Plotting code records:
begin

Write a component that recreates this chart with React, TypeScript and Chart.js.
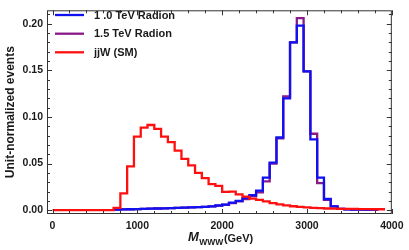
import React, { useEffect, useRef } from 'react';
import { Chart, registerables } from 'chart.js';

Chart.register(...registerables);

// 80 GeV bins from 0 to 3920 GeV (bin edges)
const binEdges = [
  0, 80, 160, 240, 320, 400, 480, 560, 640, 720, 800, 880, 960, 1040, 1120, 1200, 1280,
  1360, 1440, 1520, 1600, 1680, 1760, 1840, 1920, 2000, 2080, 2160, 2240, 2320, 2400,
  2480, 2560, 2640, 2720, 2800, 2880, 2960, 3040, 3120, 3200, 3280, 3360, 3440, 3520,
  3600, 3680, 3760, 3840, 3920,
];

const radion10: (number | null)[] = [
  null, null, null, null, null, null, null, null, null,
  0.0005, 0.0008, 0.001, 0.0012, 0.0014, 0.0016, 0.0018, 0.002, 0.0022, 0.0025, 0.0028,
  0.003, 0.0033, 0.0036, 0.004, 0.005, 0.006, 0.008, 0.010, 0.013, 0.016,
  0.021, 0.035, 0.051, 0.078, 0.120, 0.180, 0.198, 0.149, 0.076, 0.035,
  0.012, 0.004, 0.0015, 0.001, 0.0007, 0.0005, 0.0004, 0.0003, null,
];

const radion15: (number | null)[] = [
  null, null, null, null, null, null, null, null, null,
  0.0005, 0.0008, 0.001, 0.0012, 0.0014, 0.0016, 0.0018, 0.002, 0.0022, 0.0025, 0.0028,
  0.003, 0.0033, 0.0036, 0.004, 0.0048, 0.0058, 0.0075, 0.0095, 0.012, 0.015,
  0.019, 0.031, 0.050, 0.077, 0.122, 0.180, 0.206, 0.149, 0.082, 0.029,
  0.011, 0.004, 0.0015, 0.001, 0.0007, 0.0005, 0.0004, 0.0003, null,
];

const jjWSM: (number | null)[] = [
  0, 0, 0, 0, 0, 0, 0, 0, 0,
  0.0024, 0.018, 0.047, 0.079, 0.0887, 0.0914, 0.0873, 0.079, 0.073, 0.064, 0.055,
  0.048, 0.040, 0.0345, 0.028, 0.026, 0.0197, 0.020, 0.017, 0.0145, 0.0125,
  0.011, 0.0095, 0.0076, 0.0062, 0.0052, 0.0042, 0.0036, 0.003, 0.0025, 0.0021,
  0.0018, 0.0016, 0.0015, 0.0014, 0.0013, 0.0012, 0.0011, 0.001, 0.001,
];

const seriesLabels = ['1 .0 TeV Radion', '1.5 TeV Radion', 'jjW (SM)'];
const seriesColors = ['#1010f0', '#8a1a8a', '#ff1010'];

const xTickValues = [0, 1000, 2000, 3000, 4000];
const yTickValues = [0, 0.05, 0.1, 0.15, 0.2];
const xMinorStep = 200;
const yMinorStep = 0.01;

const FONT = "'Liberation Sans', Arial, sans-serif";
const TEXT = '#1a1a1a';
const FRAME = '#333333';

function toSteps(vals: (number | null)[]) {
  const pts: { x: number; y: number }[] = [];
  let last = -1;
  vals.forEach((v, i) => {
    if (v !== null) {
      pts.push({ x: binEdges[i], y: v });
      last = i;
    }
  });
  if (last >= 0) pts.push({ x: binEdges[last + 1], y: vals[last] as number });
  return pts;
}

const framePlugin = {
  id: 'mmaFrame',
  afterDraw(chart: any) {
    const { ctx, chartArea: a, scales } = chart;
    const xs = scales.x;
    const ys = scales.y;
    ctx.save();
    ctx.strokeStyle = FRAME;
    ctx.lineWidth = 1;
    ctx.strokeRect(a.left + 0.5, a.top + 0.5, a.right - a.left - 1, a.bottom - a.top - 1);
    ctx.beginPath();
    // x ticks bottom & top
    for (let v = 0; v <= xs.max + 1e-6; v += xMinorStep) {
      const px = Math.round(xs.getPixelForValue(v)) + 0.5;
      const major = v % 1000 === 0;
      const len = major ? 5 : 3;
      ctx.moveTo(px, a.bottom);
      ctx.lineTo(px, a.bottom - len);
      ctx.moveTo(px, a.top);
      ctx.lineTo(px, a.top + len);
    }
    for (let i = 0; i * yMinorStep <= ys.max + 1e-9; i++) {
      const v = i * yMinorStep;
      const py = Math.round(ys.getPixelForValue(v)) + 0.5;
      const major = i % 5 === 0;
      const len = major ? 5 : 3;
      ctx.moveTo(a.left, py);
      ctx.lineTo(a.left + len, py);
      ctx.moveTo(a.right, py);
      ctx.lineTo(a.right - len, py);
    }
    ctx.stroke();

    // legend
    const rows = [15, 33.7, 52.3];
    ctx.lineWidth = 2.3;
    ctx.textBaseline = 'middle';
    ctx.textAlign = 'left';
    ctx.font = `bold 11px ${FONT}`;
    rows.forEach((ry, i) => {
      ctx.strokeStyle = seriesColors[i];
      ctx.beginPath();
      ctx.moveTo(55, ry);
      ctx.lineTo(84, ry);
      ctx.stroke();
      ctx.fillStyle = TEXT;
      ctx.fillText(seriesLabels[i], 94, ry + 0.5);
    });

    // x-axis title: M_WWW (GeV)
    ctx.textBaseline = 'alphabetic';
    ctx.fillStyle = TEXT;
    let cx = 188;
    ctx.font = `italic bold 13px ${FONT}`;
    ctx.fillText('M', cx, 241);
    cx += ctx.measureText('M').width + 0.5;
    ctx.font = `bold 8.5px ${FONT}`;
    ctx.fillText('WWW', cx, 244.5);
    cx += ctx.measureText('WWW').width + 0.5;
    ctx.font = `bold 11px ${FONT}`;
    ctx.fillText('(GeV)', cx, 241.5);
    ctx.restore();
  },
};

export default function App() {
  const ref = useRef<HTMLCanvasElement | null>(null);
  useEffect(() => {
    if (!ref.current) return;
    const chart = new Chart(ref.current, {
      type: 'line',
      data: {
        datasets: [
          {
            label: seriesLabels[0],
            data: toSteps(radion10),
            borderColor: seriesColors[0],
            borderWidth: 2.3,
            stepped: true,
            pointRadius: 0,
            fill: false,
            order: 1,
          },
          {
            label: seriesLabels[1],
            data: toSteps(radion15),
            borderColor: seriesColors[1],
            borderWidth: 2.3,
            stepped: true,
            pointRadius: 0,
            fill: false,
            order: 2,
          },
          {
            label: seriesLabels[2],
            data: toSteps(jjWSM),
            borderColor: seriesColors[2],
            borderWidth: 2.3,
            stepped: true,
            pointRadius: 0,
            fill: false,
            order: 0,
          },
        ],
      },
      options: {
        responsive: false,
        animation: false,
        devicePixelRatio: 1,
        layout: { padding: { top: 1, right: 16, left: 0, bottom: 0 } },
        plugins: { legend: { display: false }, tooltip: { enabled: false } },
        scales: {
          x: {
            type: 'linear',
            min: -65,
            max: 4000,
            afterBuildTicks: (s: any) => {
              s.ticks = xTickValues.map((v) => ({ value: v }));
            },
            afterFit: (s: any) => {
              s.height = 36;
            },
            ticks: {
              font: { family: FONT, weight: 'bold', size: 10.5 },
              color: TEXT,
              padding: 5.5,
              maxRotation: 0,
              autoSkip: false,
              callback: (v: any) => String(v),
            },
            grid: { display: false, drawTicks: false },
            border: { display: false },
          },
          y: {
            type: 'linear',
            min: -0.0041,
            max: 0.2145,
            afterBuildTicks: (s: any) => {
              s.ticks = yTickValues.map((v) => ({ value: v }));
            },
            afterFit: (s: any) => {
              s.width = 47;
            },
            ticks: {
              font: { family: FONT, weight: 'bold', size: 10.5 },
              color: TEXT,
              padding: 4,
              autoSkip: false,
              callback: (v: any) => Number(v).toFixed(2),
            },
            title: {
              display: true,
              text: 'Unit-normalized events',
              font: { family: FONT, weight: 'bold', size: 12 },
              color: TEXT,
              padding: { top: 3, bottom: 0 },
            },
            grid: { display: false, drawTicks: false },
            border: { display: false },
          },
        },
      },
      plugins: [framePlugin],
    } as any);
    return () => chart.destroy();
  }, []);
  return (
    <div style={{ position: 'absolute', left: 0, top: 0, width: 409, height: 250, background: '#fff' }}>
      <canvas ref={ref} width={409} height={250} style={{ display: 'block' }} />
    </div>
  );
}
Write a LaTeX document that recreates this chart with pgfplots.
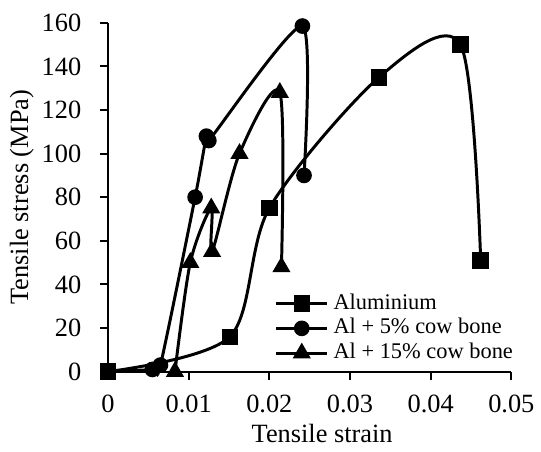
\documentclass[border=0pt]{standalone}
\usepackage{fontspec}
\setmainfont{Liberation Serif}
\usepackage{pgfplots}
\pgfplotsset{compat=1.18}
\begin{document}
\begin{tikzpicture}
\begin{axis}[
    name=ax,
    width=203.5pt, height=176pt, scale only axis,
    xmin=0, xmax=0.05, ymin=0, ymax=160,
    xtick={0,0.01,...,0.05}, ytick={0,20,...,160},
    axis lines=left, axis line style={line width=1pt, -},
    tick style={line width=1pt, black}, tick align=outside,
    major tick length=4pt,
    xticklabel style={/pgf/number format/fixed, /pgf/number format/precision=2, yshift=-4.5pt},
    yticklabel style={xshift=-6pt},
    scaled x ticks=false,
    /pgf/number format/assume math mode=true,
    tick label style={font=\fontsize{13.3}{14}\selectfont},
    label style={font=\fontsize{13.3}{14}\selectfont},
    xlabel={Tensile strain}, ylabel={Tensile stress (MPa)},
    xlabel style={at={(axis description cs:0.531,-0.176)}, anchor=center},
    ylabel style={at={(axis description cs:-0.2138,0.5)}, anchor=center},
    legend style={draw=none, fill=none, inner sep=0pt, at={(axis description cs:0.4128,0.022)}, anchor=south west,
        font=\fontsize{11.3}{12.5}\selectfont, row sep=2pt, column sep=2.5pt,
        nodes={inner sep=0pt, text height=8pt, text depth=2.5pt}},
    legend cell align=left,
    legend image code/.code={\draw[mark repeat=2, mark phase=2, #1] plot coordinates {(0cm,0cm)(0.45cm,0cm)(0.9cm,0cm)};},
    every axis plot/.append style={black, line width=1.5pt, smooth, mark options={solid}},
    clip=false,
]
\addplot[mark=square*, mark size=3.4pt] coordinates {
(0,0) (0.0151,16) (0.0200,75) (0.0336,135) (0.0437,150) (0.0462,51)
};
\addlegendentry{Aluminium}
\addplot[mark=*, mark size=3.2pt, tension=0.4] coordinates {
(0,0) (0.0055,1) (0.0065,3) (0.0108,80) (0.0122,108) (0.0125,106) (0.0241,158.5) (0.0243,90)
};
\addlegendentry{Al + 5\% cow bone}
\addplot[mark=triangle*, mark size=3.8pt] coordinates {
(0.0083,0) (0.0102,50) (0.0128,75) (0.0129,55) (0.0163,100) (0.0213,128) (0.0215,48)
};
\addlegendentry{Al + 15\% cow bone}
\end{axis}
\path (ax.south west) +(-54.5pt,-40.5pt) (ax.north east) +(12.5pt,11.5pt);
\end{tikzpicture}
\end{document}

end

Instruction >>
Return exactly what appears from the opening line of the material through the line with "const seriesColors = ['#1010f0', '#8a1a8a', '#ff1010'];", apart from the pictures.

Solution to the exercise >>
Write a component that recreates this chart with React, TypeScript and Chart.js.
import React, { useEffect, useRef } from 'react';
import { Chart, registerables } from 'chart.js';

Chart.register(...registerables);

// 80 GeV bins from 0 to 3920 GeV (bin edges)
const binEdges = [
  0, 80, 160, 240, 320, 400, 480, 560, 640, 720, 800, 880, 960, 1040, 1120, 1200, 1280,
  1360, 1440, 1520, 1600, 1680, 1760, 1840, 1920, 2000, 2080, 2160, 2240, 2320, 2400,
  2480, 2560, 2640, 2720, 2800, 2880, 2960, 3040, 3120, 3200, 3280, 3360, 3440, 3520,
  3600, 3680, 3760, 3840, 3920,
];

const radion10: (number | null)[] = [
  null, null, null, null, null, null, null, null, null,
  0.0005, 0.0008, 0.001, 0.0012, 0.0014, 0.0016, 0.0018, 0.002, 0.0022, 0.0025, 0.0028,
  0.003, 0.0033, 0.0036, 0.004, 0.005, 0.006, 0.008, 0.010, 0.013, 0.016,
  0.021, 0.035, 0.051, 0.078, 0.120, 0.180, 0.198, 0.149, 0.076, 0.035,
  0.012, 0.004, 0.0015, 0.001, 0.0007, 0.0005, 0.0004, 0.0003, null,
];

const radion15: (number | null)[] = [
  null, null, null, null, null, null, null, null, null,
  0.0005, 0.0008, 0.001, 0.0012, 0.0014, 0.0016, 0.0018, 0.002, 0.0022, 0.0025, 0.0028,
  0.003, 0.0033, 0.0036, 0.004, 0.0048, 0.0058, 0.0075, 0.0095, 0.012, 0.015,
  0.019, 0.031, 0.050, 0.077, 0.122, 0.180, 0.206, 0.149, 0.082, 0.029,
  0.011, 0.004, 0.0015, 0.001, 0.0007, 0.0005, 0.0004, 0.0003, null,
];

const jjWSM: (number | null)[] = [
  0, 0, 0, 0, 0, 0, 0, 0, 0,
  0.0024, 0.018, 0.047, 0.079, 0.0887, 0.0914, 0.0873, 0.079, 0.073, 0.064, 0.055,
  0.048, 0.040, 0.0345, 0.028, 0.026, 0.0197, 0.020, 0.017, 0.0145, 0.0125,
  0.011, 0.0095, 0.0076, 0.0062, 0.0052, 0.0042, 0.0036, 0.003, 0.0025, 0.0021,
  0.0018, 0.0016, 0.0015, 0.0014, 0.0013, 0.0012, 0.0011, 0.001, 0.001,
];

const seriesLabels = ['1 .0 TeV Radion', '1.5 TeV Radion', 'jjW (SM)'];
const seriesColors = ['#1010f0', '#8a1a8a', '#ff1010'];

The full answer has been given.